◆ Figure scripts:
= = = = =

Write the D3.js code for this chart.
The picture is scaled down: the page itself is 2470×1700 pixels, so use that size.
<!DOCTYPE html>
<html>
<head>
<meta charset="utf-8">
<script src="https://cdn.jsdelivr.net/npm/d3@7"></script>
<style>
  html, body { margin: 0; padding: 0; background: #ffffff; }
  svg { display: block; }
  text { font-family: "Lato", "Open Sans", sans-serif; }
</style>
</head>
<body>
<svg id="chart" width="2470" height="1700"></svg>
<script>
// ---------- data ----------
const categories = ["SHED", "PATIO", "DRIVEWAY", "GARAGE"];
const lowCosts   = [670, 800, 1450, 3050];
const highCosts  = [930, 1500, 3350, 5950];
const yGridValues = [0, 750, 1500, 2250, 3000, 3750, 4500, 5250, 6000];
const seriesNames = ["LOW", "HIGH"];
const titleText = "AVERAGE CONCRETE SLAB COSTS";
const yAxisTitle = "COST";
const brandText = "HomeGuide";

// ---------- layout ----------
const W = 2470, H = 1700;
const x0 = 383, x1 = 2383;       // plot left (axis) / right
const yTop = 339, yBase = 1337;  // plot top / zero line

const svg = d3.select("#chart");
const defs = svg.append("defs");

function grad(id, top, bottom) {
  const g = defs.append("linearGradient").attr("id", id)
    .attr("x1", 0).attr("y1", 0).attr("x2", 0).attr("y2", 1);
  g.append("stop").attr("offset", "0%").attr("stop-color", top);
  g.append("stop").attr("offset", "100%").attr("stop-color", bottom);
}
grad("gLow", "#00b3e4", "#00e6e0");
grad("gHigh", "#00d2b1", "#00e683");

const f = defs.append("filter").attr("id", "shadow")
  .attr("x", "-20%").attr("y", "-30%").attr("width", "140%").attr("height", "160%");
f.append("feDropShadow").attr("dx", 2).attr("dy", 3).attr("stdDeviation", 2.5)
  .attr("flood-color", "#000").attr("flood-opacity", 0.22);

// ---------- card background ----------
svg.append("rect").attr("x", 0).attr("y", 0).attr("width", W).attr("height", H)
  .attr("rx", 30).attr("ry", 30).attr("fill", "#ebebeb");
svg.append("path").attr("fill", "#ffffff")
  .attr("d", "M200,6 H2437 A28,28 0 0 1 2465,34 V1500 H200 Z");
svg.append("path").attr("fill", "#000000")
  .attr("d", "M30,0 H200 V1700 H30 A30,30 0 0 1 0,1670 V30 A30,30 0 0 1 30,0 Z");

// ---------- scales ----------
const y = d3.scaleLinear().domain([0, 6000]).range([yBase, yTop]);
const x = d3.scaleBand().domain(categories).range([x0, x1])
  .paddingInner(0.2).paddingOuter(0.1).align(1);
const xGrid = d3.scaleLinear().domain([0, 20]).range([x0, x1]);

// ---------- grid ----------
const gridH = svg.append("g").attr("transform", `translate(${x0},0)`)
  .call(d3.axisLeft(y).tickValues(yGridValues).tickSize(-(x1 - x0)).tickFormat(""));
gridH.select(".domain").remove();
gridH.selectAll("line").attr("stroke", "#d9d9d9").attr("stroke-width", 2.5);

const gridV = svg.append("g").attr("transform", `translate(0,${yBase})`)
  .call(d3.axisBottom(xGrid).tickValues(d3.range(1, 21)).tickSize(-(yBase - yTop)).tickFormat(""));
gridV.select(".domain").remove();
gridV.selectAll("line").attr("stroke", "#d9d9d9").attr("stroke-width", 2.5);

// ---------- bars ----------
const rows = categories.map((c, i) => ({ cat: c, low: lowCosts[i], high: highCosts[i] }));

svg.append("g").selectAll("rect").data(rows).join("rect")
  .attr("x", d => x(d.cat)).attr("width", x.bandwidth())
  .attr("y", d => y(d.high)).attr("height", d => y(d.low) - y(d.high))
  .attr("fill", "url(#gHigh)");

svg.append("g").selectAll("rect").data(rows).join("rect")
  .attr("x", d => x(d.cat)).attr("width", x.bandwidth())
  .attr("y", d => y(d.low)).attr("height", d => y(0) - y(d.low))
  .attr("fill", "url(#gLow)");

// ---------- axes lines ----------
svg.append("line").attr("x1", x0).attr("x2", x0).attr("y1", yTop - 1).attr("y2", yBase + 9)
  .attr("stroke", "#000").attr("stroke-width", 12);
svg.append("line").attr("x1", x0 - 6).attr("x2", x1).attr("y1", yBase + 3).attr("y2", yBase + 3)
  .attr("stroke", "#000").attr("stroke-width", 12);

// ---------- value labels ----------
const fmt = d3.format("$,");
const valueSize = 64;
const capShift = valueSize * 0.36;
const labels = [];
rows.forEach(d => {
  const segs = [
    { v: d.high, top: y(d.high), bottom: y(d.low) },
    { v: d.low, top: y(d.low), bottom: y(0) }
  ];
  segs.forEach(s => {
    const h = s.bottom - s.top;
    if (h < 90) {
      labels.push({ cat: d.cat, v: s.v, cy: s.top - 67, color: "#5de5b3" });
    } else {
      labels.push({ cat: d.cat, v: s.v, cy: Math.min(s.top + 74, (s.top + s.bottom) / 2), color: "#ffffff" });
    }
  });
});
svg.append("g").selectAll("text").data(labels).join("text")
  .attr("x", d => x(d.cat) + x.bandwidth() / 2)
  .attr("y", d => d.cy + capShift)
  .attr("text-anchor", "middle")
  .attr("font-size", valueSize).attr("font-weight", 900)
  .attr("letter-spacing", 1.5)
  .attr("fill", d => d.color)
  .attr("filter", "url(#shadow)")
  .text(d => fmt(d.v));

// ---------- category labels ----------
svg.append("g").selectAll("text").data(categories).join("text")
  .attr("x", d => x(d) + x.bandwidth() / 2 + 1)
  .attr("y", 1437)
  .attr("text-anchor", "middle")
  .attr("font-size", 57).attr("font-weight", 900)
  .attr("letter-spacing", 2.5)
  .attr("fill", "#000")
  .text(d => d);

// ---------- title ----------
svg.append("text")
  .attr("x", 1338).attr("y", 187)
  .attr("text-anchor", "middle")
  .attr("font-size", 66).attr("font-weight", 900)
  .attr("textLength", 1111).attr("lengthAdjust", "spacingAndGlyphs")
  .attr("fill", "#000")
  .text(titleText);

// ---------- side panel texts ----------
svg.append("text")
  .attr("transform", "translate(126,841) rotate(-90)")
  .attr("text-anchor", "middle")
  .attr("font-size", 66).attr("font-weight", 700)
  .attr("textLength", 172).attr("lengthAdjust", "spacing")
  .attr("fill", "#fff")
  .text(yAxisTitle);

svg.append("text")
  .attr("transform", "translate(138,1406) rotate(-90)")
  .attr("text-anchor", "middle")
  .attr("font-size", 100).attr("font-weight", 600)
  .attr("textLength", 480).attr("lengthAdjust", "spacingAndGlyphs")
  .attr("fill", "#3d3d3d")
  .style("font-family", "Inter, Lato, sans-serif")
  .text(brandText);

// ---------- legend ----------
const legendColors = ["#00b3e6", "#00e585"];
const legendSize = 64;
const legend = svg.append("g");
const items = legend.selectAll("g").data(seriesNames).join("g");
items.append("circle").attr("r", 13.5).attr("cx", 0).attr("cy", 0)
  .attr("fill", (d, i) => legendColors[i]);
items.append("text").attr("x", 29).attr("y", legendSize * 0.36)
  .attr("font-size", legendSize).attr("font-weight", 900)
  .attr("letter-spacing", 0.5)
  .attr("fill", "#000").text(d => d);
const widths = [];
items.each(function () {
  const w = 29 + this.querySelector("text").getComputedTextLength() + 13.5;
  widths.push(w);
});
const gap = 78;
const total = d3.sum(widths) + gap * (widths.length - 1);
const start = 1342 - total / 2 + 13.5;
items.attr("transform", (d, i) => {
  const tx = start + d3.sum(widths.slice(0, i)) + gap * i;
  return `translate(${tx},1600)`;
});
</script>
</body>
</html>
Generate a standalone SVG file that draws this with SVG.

= = = = =

Return all the data exactly as given.

Write the D3.js code for this chart.
The picture is scaled down: the page itself is 2470×1700 pixels, so use that size.
<!DOCTYPE html>
<html>
<head>
<meta charset="utf-8">
<script src="https://cdn.jsdelivr.net/npm/d3@7"></script>
<style>
  html, body { margin: 0; padding: 0; background: #ffffff; }
  svg { display: block; }
  text { font-family: "Lato", "Open Sans", sans-serif; }
</style>
</head>
<body>
<svg id="chart" width="2470" height="1700"></svg>
<script>
// ---------- data ----------
const categories = ["SHED", "PATIO", "DRIVEWAY", "GARAGE"];
const lowCosts   = [670, 800, 1450, 3050];
const highCosts  = [930, 1500, 3350, 5950];
const yGridValues = [0, 750, 1500, 2250, 3000, 3750, 4500, 5250, 6000];
const seriesNames = ["LOW", "HIGH"];
const titleText = "AVERAGE CONCRETE SLAB COSTS";
const yAxisTitle = "COST";
const brandText = "HomeGuide";

// ---------- layout ----------
const W = 2470, H = 1700;
const x0 = 383, x1 = 2383;       // plot left (axis) / right
const yTop = 339, yBase = 1337;  // plot top / zero line

const svg = d3.select("#chart");
const defs = svg.append("defs");

function grad(id, top, bottom) {
  const g = defs.append("linearGradient").attr("id", id)
    .attr("x1", 0).attr("y1", 0).attr("x2", 0).attr("y2", 1);
  g.append("stop").attr("offset", "0%").attr("stop-color", top);
  g.append("stop").attr("offset", "100%").attr("stop-color", bottom);
}
grad("gLow", "#00b3e4", "#00e6e0");
grad("gHigh", "#00d2b1", "#00e683");

const f = defs.append("filter").attr("id", "shadow")
  .attr("x", "-20%").attr("y", "-30%").attr("width", "140%").attr("height", "160%");
f.append("feDropShadow").attr("dx", 2).attr("dy", 3).attr("stdDeviation", 2.5)
  .attr("flood-color", "#000").attr("flood-opacity", 0.22);

// ---------- card background ----------
svg.append("rect").attr("x", 0).attr("y", 0).attr("width", W).attr("height", H)
  .attr("rx", 30).attr("ry", 30).attr("fill", "#ebebeb");
svg.append("path").attr("fill", "#ffffff")
  .attr("d", "M200,6 H2437 A28,28 0 0 1 2465,34 V1500 H200 Z");
svg.append("path").attr("fill", "#000000")
  .attr("d", "M30,0 H200 V1700 H30 A30,30 0 0 1 0,1670 V30 A30,30 0 0 1 30,0 Z");

// ---------- scales ----------
const y = d3.scaleLinear().domain([0, 6000]).range([yBase, yTop]);
const x = d3.scaleBand().domain(categories).range([x0, x1])
  .paddingInner(0.2).paddingOuter(0.1).align(1);
const xGrid = d3.scaleLinear().domain([0, 20]).range([x0, x1]);

// ---------- grid ----------
const gridH = svg.append("g").attr("transform", `translate(${x0},0)`)
  .call(d3.axisLeft(y).tickValues(yGridValues).tickSize(-(x1 - x0)).tickFormat(""));
gridH.select(".domain").remove();
gridH.selectAll("line").attr("stroke", "#d9d9d9").attr("stroke-width", 2.5);

const gridV = svg.append("g").attr("transform", `translate(0,${yBase})`)
  .call(d3.axisBottom(xGrid).tickValues(d3.range(1, 21)).tickSize(-(yBase - yTop)).tickFormat(""));
gridV.select(".domain").remove();
gridV.selectAll("line").attr("stroke", "#d9d9d9").attr("stroke-width", 2.5);

// ---------- bars ----------
const rows = categories.map((c, i) => ({ cat: c, low: lowCosts[i], high: highCosts[i] }));

svg.append("g").selectAll("rect").data(rows).join("rect")
  .attr("x", d => x(d.cat)).attr("width", x.bandwidth())
  .attr("y", d => y(d.high)).attr("height", d => y(d.low) - y(d.high))
  .attr("fill", "url(#gHigh)");

svg.append("g").selectAll("rect").data(rows).join("rect")
  .attr("x", d => x(d.cat)).attr("width", x.bandwidth())
  .attr("y", d => y(d.low)).attr("height", d => y(0) - y(d.low))
  .attr("fill", "url(#gLow)");

// ---------- axes lines ----------
svg.append("line").attr("x1", x0).attr("x2", x0).attr("y1", yTop - 1).attr("y2", yBase + 9)
  .attr("stroke", "#000").attr("stroke-width", 12);
svg.append("line").attr("x1", x0 - 6).attr("x2", x1).attr("y1", yBase + 3).attr("y2", yBase + 3)
  .attr("stroke", "#000").attr("stroke-width", 12);

// ---------- value labels ----------
const fmt = d3.format("$,");
const valueSize = 64;
const capShift = valueSize * 0.36;
const labels = [];
rows.forEach(d => {
  const segs = [
    { v: d.high, top: y(d.high), bottom: y(d.low) },
    { v: d.low, top: y(d.low), bottom: y(0) }
  ];
  segs.forEach(s => {
    const h = s.bottom - s.top;
    if (h < 90) {
      labels.push({ cat: d.cat, v: s.v, cy: s.top - 67, color: "#5de5b3" });
    } else {
      labels.push({ cat: d.cat, v: s.v, cy: Math.min(s.top + 74, (s.top + s.bottom) / 2), color: "#ffffff" });
    }
  });
});
svg.append("g").selectAll("text").data(labels).join("text")
  .attr("x", d => x(d.cat) + x.bandwidth() / 2)
  .attr("y", d => d.cy + capShift)
  .attr("text-anchor", "middle")
  .attr("font-size", valueSize).attr("font-weight", 900)
  .attr("letter-spacing", 1.5)
  .attr("fill", d => d.color)
  .attr("filter", "url(#shadow)")
  .text(d => fmt(d.v));

// ---------- category labels ----------
svg.append("g").selectAll("text").data(categories).join("text")
  .attr("x", d => x(d) + x.bandwidth() / 2 + 1)
  .attr("y", 1437)
  .attr("text-anchor", "middle")
  .attr("font-size", 57).attr("font-weight", 900)
  .attr("letter-spacing", 2.5)
  .attr("fill", "#000")
  .text(d => d);

// ---------- title ----------
svg.append("text")
  .attr("x", 1338).attr("y", 187)
  .attr("text-anchor", "middle")
  .attr("font-size", 66).attr("font-weight", 900)
  .attr("textLength", 1111).attr("lengthAdjust", "spacingAndGlyphs")
  .attr("fill", "#000")
  .text(titleText);

// ---------- side panel texts ----------
svg.append("text")
  .attr("transform", "translate(126,841) rotate(-90)")
  .attr("text-anchor", "middle")
  .attr("font-size", 66).attr("font-weight", 700)
  .attr("textLength", 172).attr("lengthAdjust", "spacing")
  .attr("fill", "#fff")
  .text(yAxisTitle);

svg.append("text")
  .attr("transform", "translate(138,1406) rotate(-90)")
  .attr("text-anchor", "middle")
  .attr("font-size", 100).attr("font-weight", 600)
  .attr("textLength", 480).attr("lengthAdjust", "spacingAndGlyphs")
  .attr("fill", "#3d3d3d")
  .style("font-family", "Inter, Lato, sans-serif")
  .text(brandText);

// ---------- legend ----------
const legendColors = ["#00b3e6", "#00e585"];
const legendSize = 64;
const legend = svg.append("g");
const items = legend.selectAll("g").data(seriesNames).join("g");
items.append("circle").attr("r", 13.5).attr("cx", 0).attr("cy", 0)
  .attr("fill", (d, i) => legendColors[i]);
items.append("text").attr("x", 29).attr("y", legendSize * 0.36)
  .attr("font-size", legendSize).attr("font-weight", 900)
  .attr("letter-spacing", 0.5)
  .attr("fill", "#000").text(d => d);
const widths = [];
items.each(function () {
  const w = 29 + this.querySelector("text").getComputedTextLength() + 13.5;
  widths.push(w);
});
const gap = 78;
const total = d3.sum(widths) + gap * (widths.length - 1);
const start = 1342 - total / 2 + 13.5;
items.attr("transform", (d, i) => {
  const tx = start + d3.sum(widths.slice(0, i)) + gap * i;
  return `translate(${tx},1600)`;
});
</script>
</body>
</html>
Generate a standalone SVG file that draws this with SVG.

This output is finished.